D’autre part, en ne perdant pas de vue qu’une transformation graduelle constitue une nécessité de “l’être”, nous comprenons que ce n’est que dans “l’altérité”, le rapport à l’autre, constituant une condition de l’être, et par-là au “bien être”, que se trouve le salut des sociétés africaines, et toute leur difficulté, sera de parvenir à s’établir dans les rapports les meilleurs, avec les autres. Ceci leur imposera d’en finir enfin avec leur rancœur et leur vindicte obsédée, et de faire une bonne fois dans ce qui constitue leur réalité, la part de l’histoire.

Comprenons maintenant que l’expression de l’être, provoque en lui une disponibilité, qui constitue une occasion pour sa compréhension de ce qui lui est autre, et notons surtout, que dans ces conditions, il ne peut atteindre sa plénitude, que s’il comble ce vide provoqué par son expression, par une compréhension d’autre.

Ceci signifie clairement, que la cohésion établie entre les différentes parties d’un être, autrement dit son “intégrité”, qui ne peut évidemment être obtenue s’il lui “manque” un rien, ne peut être assurée, qu’à condition de sa compréhension “d’autre”, autrement dit la encore, que selon l’altérité.
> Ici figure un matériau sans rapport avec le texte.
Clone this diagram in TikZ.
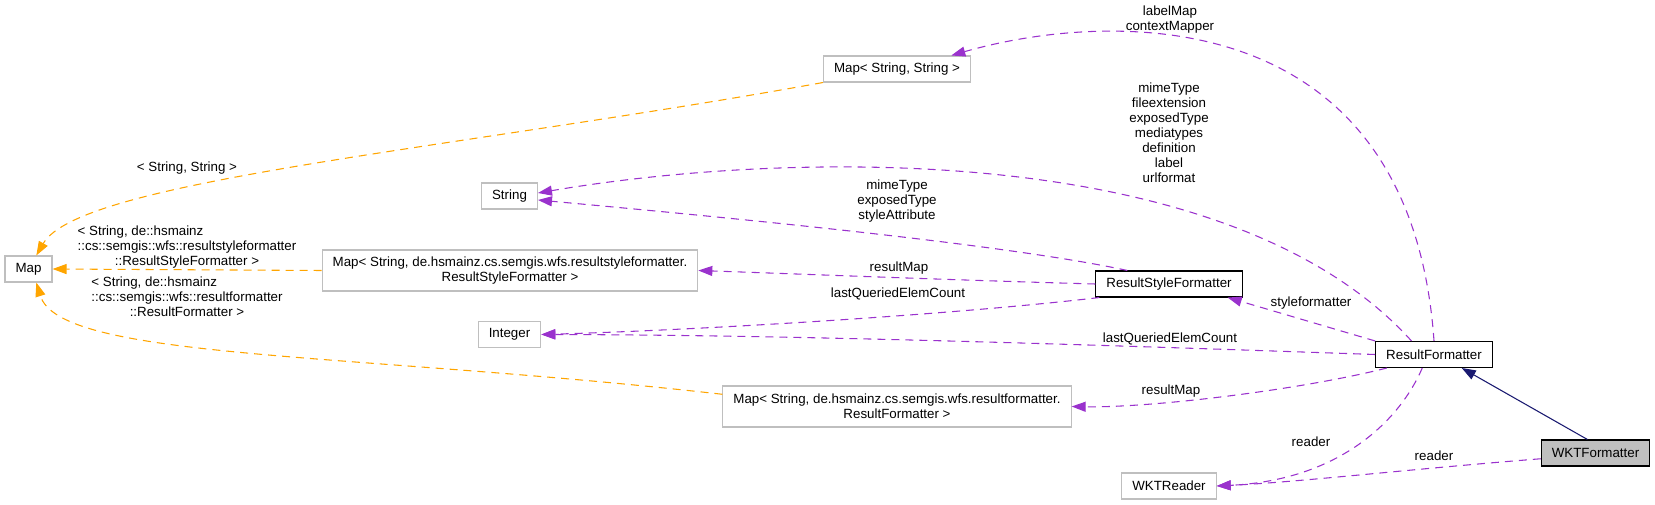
\documentclass[tikz,border=0pt]{standalone}
\usepackage{fontspec}
\setmainfont{Liberation Sans}
\usepackage{calc}
\usepackage[dvipsnames]{xcolor}
\usetikzlibrary{arrows.meta}
\definecolor{dxpurple}{HTML}{9A32CD}
\definecolor{dxorange}{HTML}{FFA500}
\definecolor{dxnavy}{HTML}{191970}
\definecolor{dxgrey}{HTML}{BFBFBF}

\begin{document}
\begin{tikzpicture}[x=0.75pt,y=-0.75pt,>={Triangle[length=10.5pt,width=7.5pt]},font=\fontsize{10}{11.25}\selectfont,
    class node/.style={rectangle,draw=dxgrey,line width=0.8pt,align=center,inner xsep=7.9pt,inner ysep=2pt,minimum height=19.5pt},
    main node/.style={class node,draw=black},
    edge label/.style={inner sep=0pt,align=center},
    uses/.style={->,dxpurple,line width=0.8pt,dash pattern=on 6pt off 4.5pt},
    tmpl/.style={->,dxorange,line width=0.8pt,dash pattern=on 6pt off 4.5pt},
    inherits/.style={->,dxnavy,line width=0.8pt}]

            \useasboundingbox (0,0) rectangle (1655,505);

            \node[class node] (map) at (28.5,269) {Map};
            \node[class node] (string) at (509.5,196) {String};
            \node[class node] (mapss) at (897,69) {Map< String, String >};
            \node[class node, minimum height=30.75pt] (maprsf) at (510,270.5) {Map< String, de.hsmainz.cs.semgis.wfs.resultstyleformatter.\\ResultStyleFormatter >};
            \node[class node] (integer) at (509.5,334.5) {Integer};
            \node[class node, minimum height=30.75pt] (maprf) at (897,406.5) {Map< String, de.hsmainz.cs.semgis.wfs.resultformatter.\\ResultFormatter >};
            \node[class node] (wktreader) at (1169,486) {WKTReader};
            \node[main node] (rsf) at (1169,284) {ResultStyleFormatter};
            \node[main node] (rf) at (1434,354.5) {ResultFormatter};
            \node[main node, fill=dxgrey] (wktf) at (1595.5,453) {WKTFormatter};

            % template arguments
            \draw[tmpl] (mapss.south west) .. controls (450,150) and (80,180) .. (map.60);
            \draw[tmpl] (maprsf.west) -- (map.east);
            \draw[tmpl] (maprf.176) .. controls (350,352) and (60,360) .. (map.-60);

            % members
            \draw[uses] (rf.north) .. controls (1410,0) and (1110,10) .. (mapss.14);
            \draw[uses] (rf.149) .. controls (1230,140) and (790,150) .. (string.6);
            \draw[uses] (rsf.162) .. controls (1000,243) and (700,215) .. (string.-8);
            \draw[uses] (rsf.west) .. controls (950,280) and (800,274) .. (maprsf.east);
            \draw[uses] (rsf.-169) .. controls (950,315) and (700,330) .. (integer.east);
            \draw[uses] (rf.west) .. controls (1100,345) and (800,335) .. (integer.east);
            \draw[uses] (rf.north west) -- (rsf.-13);
            \draw[uses] (rf.-164) .. controls (1300,390) and (1150,408) .. (maprf.east);
            \draw[uses] (rf.-131) .. controls (1400,420) and (1340,480) .. (wktreader.east);
            \draw[uses] (wktf.-174) .. controls (1400,470) and (1300,482) .. (wktreader.east);

            \draw[inherits] (wktf.121) -- (rf.-26);

            \node[edge label] (l1) at (187,168) {< String, String >};
            \node[edge label] (l2) at (187,247) {\makebox[\widthof{::cs::semgis::wfs::resultstyleformatter}][l]{< String, de::hsmainz}\\::cs::semgis::wfs::resultstyleformatter\\::ResultStyleFormatter >};
            \node[edge label] (l3) at (187,297) {\makebox[\widthof{::cs::semgis::wfs::resultformatter}][l]{< String, de::hsmainz}\\::cs::semgis::wfs::resultformatter\\::ResultFormatter >};
            \node[edge label] (l4) at (1170,20) {labelMap\\contextMapper};
            \node[edge label] (l5) at (1169,133) {mimeType\\fileextension\\exposedType\\mediatypes\\definition\\label\\urlformat};
            \node[edge label] (l6) at (897,201) {mimeType\\exposedType\\styleAttribute};
            \node[edge label] (l7) at (899,268) {resultMap};
            \node[edge label] (l8) at (898,294) {lastQueriedElemCount};
            \node[edge label] (l9) at (1311,303) {styleformatter};
            \node[edge label] (l10) at (1170,339) {lastQueriedElemCount};
            \node[edge label] (l11) at (1171,391) {resultMap};
            \node[edge label] (l12) at (1311,442) {reader};
            \node[edge label] (l13) at (1434,456) {reader};

            ;
        \end{tikzpicture}
\end{document}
C’est parce que des individus se trouvent exclus, tels que ceux des quartiers, ou parce que des communautés se trouvent ségréguées, tels que les noirs aux Etats-Unis, ou les gens des bidonvilles du Brésil, communautés gangrenées par une criminalité désespérante, que ces individus ou ces communautés se trouvent dans une perte totale d’intégrité, qui implique ces errances comportementales indignes.

Les sociétés africaines ne parviendrons à recouvrer leur intégrité perdue depuis bien longtemps, afin de leur bon fonctionnement étatique, et de la cohérence comportementale de leurs citoyens, que grâce à cette altérité qu’elles n’ont pourtant de cesse jusqu’ici, de refuser.

C’est cette position de refus, due à une méfiance légitime compte tenu de l’histoire, et de ces menées innommables, qu’on se permet de désigner comme étant une “politique”, et pour laquelle on ose le titre de “politique africaine de la France”, qui va justifier la mise en œuvre d’un “médiateur”, entre Africains et Européens, afin d’une altérité qui ne peut plus se faire directement. Ce médiateur désigné ne peut être que ce peuple “moyen” d’entre ceux-là, c’est à dire le peuple Antillais.